在头一天的双方接触性的战斗中,起义军从捉到的俘虏口中,已经知道敌军的兵力有三个师之众,且都是满员的,武器弹药充足,与起义军这三个长途远征损失甚大的师(只有6千5百多人)相比,兵员足足多一倍半,火力更占绝对优势。指挥员们都知道这场仗不好打了,然而在两军对阵时,谁也不想撤退。那个时候,革命军队的指挥员想的都是进攻打垮敌人,认为退却是怯懦的表现,还没有以后那种“打不赢就走”灵活机动的战略战术。此时在前线实际负责指挥的叶挺,从保定军校毕业后到粤军服役及到苏联学习,都是打的正面猛攻的正规战(我的同学常凯申从日本背回来的是同一套,北伐中很管用的,对付狡猾狡猾的共军就不灵),此刻他决定正面硬攻。这种勇敢精神固然可嘉,然而在当时的情况下却是愚蠢、不可能奏效的。
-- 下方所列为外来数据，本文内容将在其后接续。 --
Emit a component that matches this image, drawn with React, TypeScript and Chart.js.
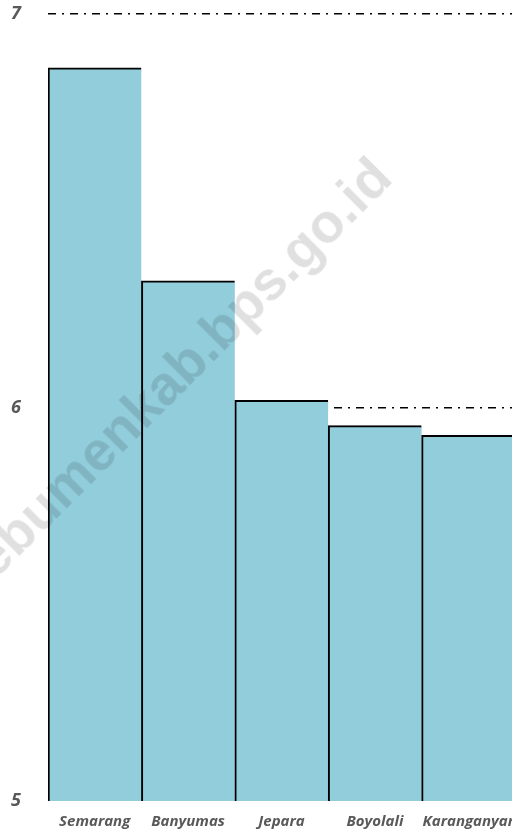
import React, { useEffect, useRef } from "react";
import { Chart, registerables } from "chart.js";

Chart.register(...registerables);

const categories = ["Semarang", "Banyumas", "Jepara", "Boyolali", "Karanganyar"];
const values = [6.863, 6.322, 6.018, 5.954, 5.929];
const yMin = 5;
const yMax = 7;
const yStep = 1;
const watermark = "kebumenkab.bps.go.id";

export default function App() {
  const ref = useRef<HTMLCanvasElement | null>(null);

  useEffect(() => {
    if (!ref.current) return;
    const chart = new Chart(ref.current, {
      type: "bar",
      data: {
        labels: categories,
        datasets: [
          {
            data: values,
            backgroundColor: "#92CDDC",
            borderColor: "#000000",
            borderWidth: { top: 2, left: 2, bottom: 2, right: 0 },
            borderSkipped: false,
            barPercentage: 1,
            categoryPercentage: 1,
          },
        ],
      },
      options: {
        animation: false,
        responsive: false,
        maintainAspectRatio: false,
        layout: { padding: { top: 14, right: 1, bottom: 0, left: 0 } },
        plugins: { legend: { display: false }, tooltip: { enabled: false } },
        scales: {
          x: {
            grid: { display: false, drawTicks: false },
            border: { display: false },
            ticks: {
              color: "#595959",
              padding: 12,
              maxRotation: 0,
              autoSkip: false,
              font: { family: "'Open Sans'", size: 15, weight: "bold", style: "italic" },
            },
            afterFit: (s: any) => {
              s.height = 32;
              s.paddingLeft = 0;
              s.paddingRight = 0;
            },
          },
          y: {
            min: yMin,
            max: yMax,
            ticks: {
              stepSize: yStep,
              color: "#595959",
              padding: 27,
              font: { family: "'Open Sans'", size: 18, weight: "bold", style: "italic" },
            },
            grid: {
              drawTicks: false,
              color: (c: any) => (c.tick && c.tick.value === yMin ? "rgba(0,0,0,0)" : "#000000"),
              lineWidth: 1.5,
            },
            border: { display: false, dash: [8, 6, 2, 6] },
            afterFit: (s: any) => {
              s.width = 48;
              s.paddingTop = 0;
              s.paddingBottom = 0;
            },
          },
        },
      },
    });
    return () => chart.destroy();
  }, []);

  return (
    <div
      style={{
        position: "fixed",
        left: 0,
        top: 0,
        width: 512,
        height: 833,
        overflow: "hidden",
        background: "#ffffff",
      }}
    >
      <canvas ref={ref} width={516} height={833} style={{ display: "block" }} />
      <div
        style={{
          position: "absolute",
          left: 171,
          top: 378,
          transform: "translate(-50%, -50%) rotate(-45deg)",
          whiteSpace: "nowrap",
          fontFamily: "'Liberation Sans', Arial, sans-serif",
          fontWeight: "bold",
          fontSize: 55,
          color: "rgba(0,0,0,0.12)",
          pointerEvents: "none",
          lineHeight: 1,
        }}
      >
        {watermark}
      </div>
    </div>
  );
}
9月29日,起义军以少数兵力猛攻强敌,向驻守老鼠山制高点上的敌军发起了仰攻。第二十四师是叶挺独立团的老底子,此时虽然只有两千多人,却仍然充当了进攻的主力。第二十军主要以火力支援,后来也以一部分兵力投入进攻。但到底贺龙的兵缺士气,起不了多少作用。
右侧为老鼠山高地,远处高山为汤坑猴子峒:
向山头冲击的第二十四师官兵,当时仍然拿出了北伐武昌城下的传统作风,先高呼革命口号,然后向敌人冲去。这一气势开始震慑住了国民党广东军,尤其是薛岳的新编第二师又是刚刚成立的,经不住起义军冲击。9月29日下午,薛岳师的老鼠山阵地被突破,全师官兵丢弃了前沿的山头阵地向后溃逃,并在起义军火力尾随射击下遗尸累累。起义军发扬北伐时猛打猛攻的传统,跟踪追击,一直冲到汾水坳附近。
四排岭(右侧),前面水塘为汾水坳:
陈济棠急忙命令自己的第十一师的两个团赶到汾水坳前的竹竿山高地上组织防御。起义军冲到阵地前,遇上了难啃的硬骨头。第十一师也是北伐时的第四军的一部分,训练较好,在广东军阀部队中战斗力是最强的,加上又居高临下,数量还占优势,自然就比较顽强。在竹竿山上,双方反复争夺,甚至把手榴弹投过去未爆炸,对方又拣起来扔回来。第二十四师有一个英雄营长廖快虎,指挥部队反复冲杀,手下的人打光了,他自己坐在山头上与阵地同归于尽。